Industrial Application of Carbon Recycling Energy System Technology Driven by Nuclear Power

Abstract

Industrial application of carbon recycling energy system technology driven by nuclear power as low-carbon new energy systems was discussed in this study. For establishment of nuclear power contribution on low-carbon energy system in future, energy storage and energy carrier technologies for nuclear power are required. Chemical energy storage would be an effective candidate for energy carrier. From the stand point of exergy, that is thermal energy quality, carbon media is higher quality than hydrogen. Carbon dioxide (CO2) decompositions into carbon monoxide (CO) is candidate for the carbon energy carrier. Carbon recycling energy system driven by a nuclear power has potential for new energy storage and carrier technologies.
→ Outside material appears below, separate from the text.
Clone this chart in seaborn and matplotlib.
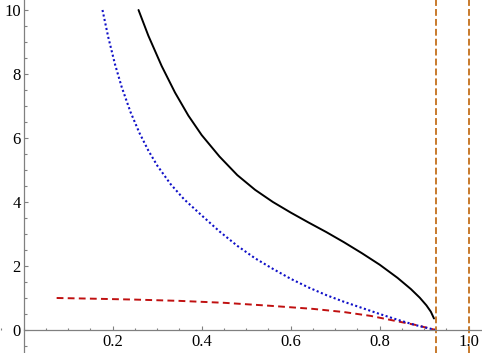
import numpy as np
import pandas as pd
import matplotlib
matplotlib.use("Agg")
import matplotlib.pyplot as plt
import seaborn as sns
from matplotlib.ticker import MultipleLocator, FixedLocator

# values
black_x = [0.258, 0.280, 0.310, 0.340, 0.370, 0.400, 0.440, 0.480, 0.520, 0.560,
           0.600, 0.640, 0.680, 0.720, 0.760, 0.800, 0.840, 0.870, 0.890, 0.905,
           0.915, 0.922]
black_y = [10.0, 9.20, 8.25, 7.42, 6.70, 6.09, 5.42, 4.84, 4.38, 4.00,
           3.67, 3.36, 3.06, 2.74, 2.40, 2.04, 1.63, 1.28, 1.01, 0.77,
           0.57, 0.36]

blue_x = [0.177, 0.190, 0.205, 0.220, 0.240, 0.260, 0.280, 0.300, 0.330, 0.360,
          0.400, 0.440, 0.480, 0.520, 0.560, 0.600, 0.640, 0.680, 0.720, 0.760,
          0.800, 0.840, 0.880, 0.926]
blue_y = [10.0, 9.15, 8.31, 7.60, 6.81, 6.16, 5.61, 5.14, 4.56, 4.09,
          3.58, 3.08, 2.63, 2.24, 1.91, 1.60, 1.33, 1.09, 0.88, 0.69,
          0.50, 0.32, 0.155, 0.0]

red_x = [0.074, 0.150, 0.250, 0.350, 0.450, 0.550, 0.650, 0.720, 0.780, 0.840,
         0.880, 0.926]
red_y = [1.00, 0.98, 0.95, 0.91, 0.85, 0.76, 0.66, 0.56, 0.44, 0.27,
         0.16, 0.0]

asymptotes = [0.926, 1.0]

x_ticks = [0.2, 0.4, 0.6, 0.8, 1.0]
x_tick_labels = ["0.2", "0.4", "0.6", "0.8", "1.0"]
y_ticks = [0, 2, 4, 6, 8, 10]
y_tick_labels = ["0", "2", "4", "6", "8", "10"]

sns.set_theme(style="white")
serif = ["Liberation Serif", "DejaVu Serif"]
plt.rcParams["font.family"] = serif

fig = plt.figure(figsize=(4.82, 3.53), dpi=100)
ax = fig.add_axes([0, 0, 1, 1])

df_black = pd.DataFrame({"x": black_x, "y": black_y})
df_blue = pd.DataFrame({"x": blue_x, "y": blue_y})
df_red = pd.DataFrame({"x": red_x, "y": red_y})

sns.lineplot(data=df_red, x="x", y="y", ax=ax, sort=False, estimator=None,
             color="#C01010", lw=1.4, linestyle=(0, (3.5, 2.2)))
sns.lineplot(data=df_blue, x="x", y="y", ax=ax, sort=False, estimator=None,
             color="#1010C8", lw=1.5, linestyle=(0, (1, 1.2)))
sns.lineplot(data=df_black, x="x", y="y", ax=ax, sort=False, estimator=None,
             color="black", lw=1.4)
for a in asymptotes:
    ax.axvline(a, color="#C87A2C", lw=1.4, linestyle=(0, (3.5, 1.6)))

ax.set_xlim(-0.0533, 1.0299)
ax.set_ylim(-0.719, 10.3125)
ax.set_xlabel("")
ax.set_ylabel("")

ax.patch.set_alpha(0)
for s in ["top", "right"]:
    ax.spines[s].set_visible(False)
ax.spines["left"].set_position(("data", 0))
ax.spines["bottom"].set_position(("data", 0))
ax.spines["bottom"].set_bounds(0, 1.0299)
for s in ["left", "bottom"]:
    ax.spines[s].set_color("#808080")
    ax.spines[s].set_linewidth(0.9)

ax.xaxis.set_major_locator(FixedLocator(x_ticks))
ax.set_xticklabels(x_tick_labels)
ax.xaxis.set_minor_locator(MultipleLocator(0.05))
ax.yaxis.set_major_locator(FixedLocator(y_ticks))
ax.set_yticklabels(y_tick_labels)
ax.yaxis.set_minor_locator(MultipleLocator(0.5))

ax.tick_params(which="both", direction="in", color="#808080", width=0.8,
               labelcolor="black", bottom=True, left=True)
ax.tick_params(which="major", length=3.2, pad=3)
ax.tick_params(which="minor", length=1.8)
ax.tick_params(axis="y", pad=2)

# apply the serif face last, after every tick_params call
for lab in ax.get_xticklabels() + ax.get_yticklabels():
    lab.set_fontfamily(serif)
    lab.set_fontsize(12)

fig.savefig("out.png", dpi=100)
A new energy system of Active Carbon Recycle Energy System (ACRES) using CO as energy carrier driven by a high temperature gas cooled reactor (HTGR) was proposed for reduction of carbon dioxide emission and establishment of carbon supply security of a country. The feasibility of an ironmaking system based on ACRES (iACRES) driven by HTGR was discussed as an example of nuclear industrial application by process numerical analysis. It was expected that ACRES was capable to be a carbon recycling energy system technology driven by nuclear power for industrial sector as a low-carbon energy system methodology.